PRESS ASSOCIATION -- Four former News International executives will face a fresh round of questioning from MPs over the phone-hacking scandal.
The Commons Culture, Media and Sport committee will quiz the News of the World's former editor Colin Myler and ex-legal manager Tom Crone after the pair publicly challenged evidence given by James Murdoch over his knowledge of the illegal practice.
News International's former director of legal affairs Jonathan Chapman and Daniel Cloke, former group HR director, will also appear before the committee as the probe into the scandal is resumed following the summer recess.

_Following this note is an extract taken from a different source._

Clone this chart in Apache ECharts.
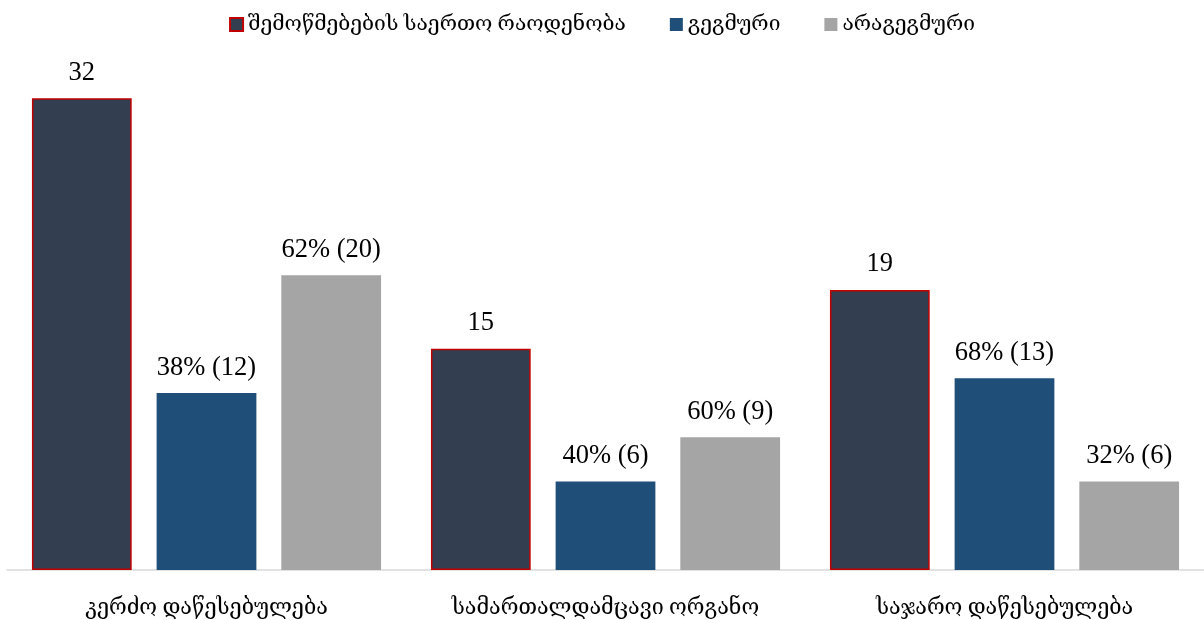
<!DOCTYPE html>
<html><head><meta charset="utf-8">
<script src="https://cdn.jsdelivr.net/npm/echarts@6/dist/echarts.min.js"></script>
<style>html,body{margin:0;padding:0;background:#fff}#c{width:1204px;height:620px}</style>
</head><body><div id="c"></div>
<script>
const categories = ['კერძო დაწესებულება', 'სამართალდამცავი ორგანო', 'საჯარო დაწესებულება'];
const seriesNames = ['შემოწმებების საერთო რაოდენობა', 'გეგმური', 'არაგეგმური'];
const totalValues = [32, 15, 19];
const plannedValues = [12, 6, 13];
const plannedPercents = [38, 40, 68];
const unplannedValues = [20, 9, 6];
const unplannedPercents = [62, 60, 32];

const FONT = '"Liberation Serif", "DejaVu Serif", serif';
const labelBase = { show: true, position: 'top', distance: 12, color: '#000', fontFamily: FONT, fontSize: 26.5 };

const chart = echarts.init(document.getElementById('c'), null, { renderer: 'canvas' });
chart.setOption({
  animation: false,
  legend: {
    top: 9, left: 'center', itemWidth: 13, itemHeight: 13, itemGap: 44, icon: 'rect',
    textStyle: { fontFamily: FONT, fontSize: 21, color: '#000' },
    data: seriesNames
  },
  grid: { left: 7, right: 0, top: 54, bottom: 50 },
  xAxis: {
    type: 'category', data: categories,
    axisLine: { lineStyle: { color: '#d9d9d9', width: 1.5 } },
    axisTick: { show: false },
    axisLabel: { interval: 0, hideOverlap: false, fontFamily: FONT, fontSize: 21.5, color: '#000', margin: 27 }
  },
  yAxis: { type: 'value', min: 0, max: 35, show: false, splitLine: { show: false } },
  series: [
    { name: seriesNames[0], type: 'bar', data: totalValues, barWidth: '25%', barGap: '25%',
      itemStyle: { color: '#333f50', borderColor: '#c00000', borderWidth: 1.5 },
      label: labelBase },
    { name: seriesNames[1], type: 'bar', data: plannedValues, barWidth: '25%', barGap: '25%',
      itemStyle: { color: '#1f4e79' },
      label: Object.assign({}, labelBase, { formatter: p => plannedPercents[p.dataIndex] + '% (' + p.value + ')' }) },
    { name: seriesNames[2], type: 'bar', data: unplannedValues, barWidth: '25%', barGap: '25%',
      itemStyle: { color: '#a5a5a5' },
      label: Object.assign({}, labelBase, { formatter: p => unplannedPercents[p.dataIndex] + '% (' + p.value + ')' }) }
  ]
});
</script></body></html>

Mr Myler and Mr Crone have been summoned before MPs for the second time after publicly disputing claims made by Mr Murdoch earlier in the Parliamentary inquiry.
The News International chairman told the committee he was not made aware of an email in 2008 indicating that the practice of illegally intercepting voicemails was not confined to a single "rogue" reporter.
But the two former Sunday tabloid executives insist that they told him about the message in June of that year.
The panel of MPs could now recall Mr Murdoch "depending on their evidence under questioning".
Committee chairman John Whittingdale said the latest round of questioning was an attempt to uncover the truth in the "continuing difference in the accounts of James Murdoch and Tom Crone and Colin Myler about whether or not James Murdoch was aware of the so-called 'for Neville' email".
The 2005 email contained transcripts of hacked phone messages and was headed "for Neville", in an apparent reference to the News of the World's then-chief reporter Neville Thurlbeck.
Its existence came to light in April 2008 when Professional Footballers' Association chief executive Gordon Taylor brought a damages claim against the paper over the interception of his voicemail.